Member of Parliament for Moose Jaw
- In office October 1925 – July 1930
- Preceded by: Edward Nicholas Hopkins
- Succeeded by: William Addison Beynon

Member of Parliament for Moose Jaw
- In office October 1935 – June 1945
- Preceded by: William Addison Beynon
- Succeeded by: Ross Thatcher

Personal details
- Born: John Gordon Ross 11 October 1891 Moose Jaw, Northwest Territories
- Died: 7 September 1972 (aged 80) Moose Jaw, Saskatchewan
- Party: Liberal
- Spouse(s): Minnie Mary Kern m. 13 March 1915
- Profession: farmer, rancher

= J. Gordon Ross =

Canadian politician

John Gordon Ross (11 October 1891 - 7 September 1972) was a Liberal party member of the House of Commons of Canada. He was born in Moose Jaw, Northwest Territories (now Saskatchewan), whose career included farming and ranching.

Ross, the son of Senator James Hamilton Ross, attended St. Andrew's College in Toronto, then Macdonald Agricultural College at Sainte-Anne-de-Bellevue, Quebec.

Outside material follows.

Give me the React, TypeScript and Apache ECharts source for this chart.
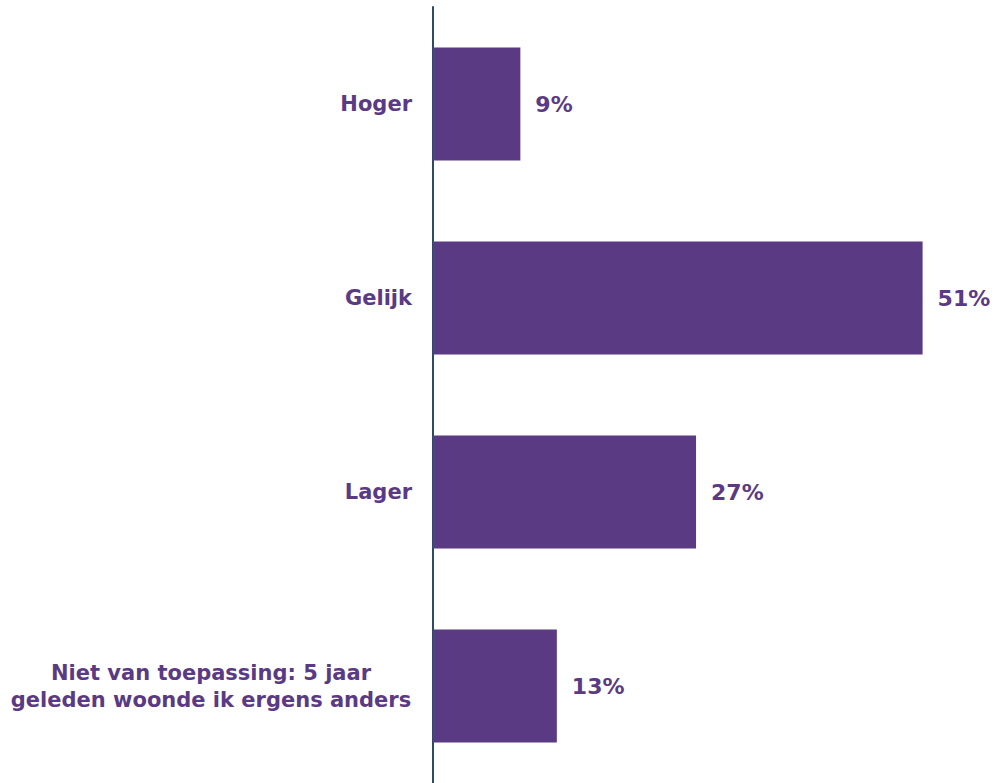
import React, { useEffect, useRef } from "react";
import * as echarts from "echarts";

const categories = [
  "Hoger",
  "Gelijk",
  "Lager",
  "Niet van toepassing: 5 jaar\ngeleden woonde ik ergens anders",
];
const values = [9.1, 51.0, 27.4, 12.9];

const PURPLE = "#5B3A84";
const FONT = "DejaVu Sans";

export default function App() {
  const ref = useRef<HTMLDivElement>(null);
  useEffect(() => {
    const chart = echarts.init(ref.current!, null, { renderer: "svg" });
    chart.setOption({
      animation: false,
      grid: { left: 433, right: 36, top: 7, bottom: -4, containLabel: false },
      xAxis: { type: "value", min: 0, max: 55, show: false },
      yAxis: {
        type: "category",
        inverse: true,
        data: categories,
        axisLine: { show: true, lineStyle: { color: "#2E4A6B", width: 2 } },
        axisTick: { show: false },
        axisLabel: {
          margin: 21,
          color: PURPLE,
          fontFamily: FONT,
          fontWeight: "bold",
          fontSize: 21,
          lineHeight: 27,
          align: "right",
          formatter: (v: string) => {
            if (v.indexOf("\n") < 0) return v;
            return v
              .split("\n")
              .map((s) => "{c|" + s + "}")
              .join("\n");
          },
          rich: {
            c: {
              width: 402,
              align: "center",
              color: PURPLE,
              fontFamily: FONT,
              fontWeight: "bold",
              fontSize: 21,
              lineHeight: 27,
            },
          },
        },
      },
      series: [
        {
          type: "bar",
          data: values,
          barWidth: 113,
          itemStyle: { color: PURPLE },
          label: {
            show: true,
            position: "right",
            distance: 15,
            formatter: (p: any) => Math.round(p.value) + "%",
            color: PURPLE,
            fontFamily: FONT,
            fontWeight: "bold",
            fontSize: 22,
          },
        },
      ],
    });
    return () => chart.dispose();
  }, []);
  return <div ref={ref} style={{ width: 997, height: 783, position: "absolute", left: 0, top: 0 }} />;
}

He was first elected to Parliament at the Moose Jaw riding in the 1925 general election and re-elected there in 1926. In the 1930 election, he was defeated by William Addison Beynon of the Conservative party. In the 1935 election, Ross won back the riding from Beynon and was re-elected in 1940. In 1945, Ross was defeated by Ross Thatcher of the Co-operative Commonwealth Federation.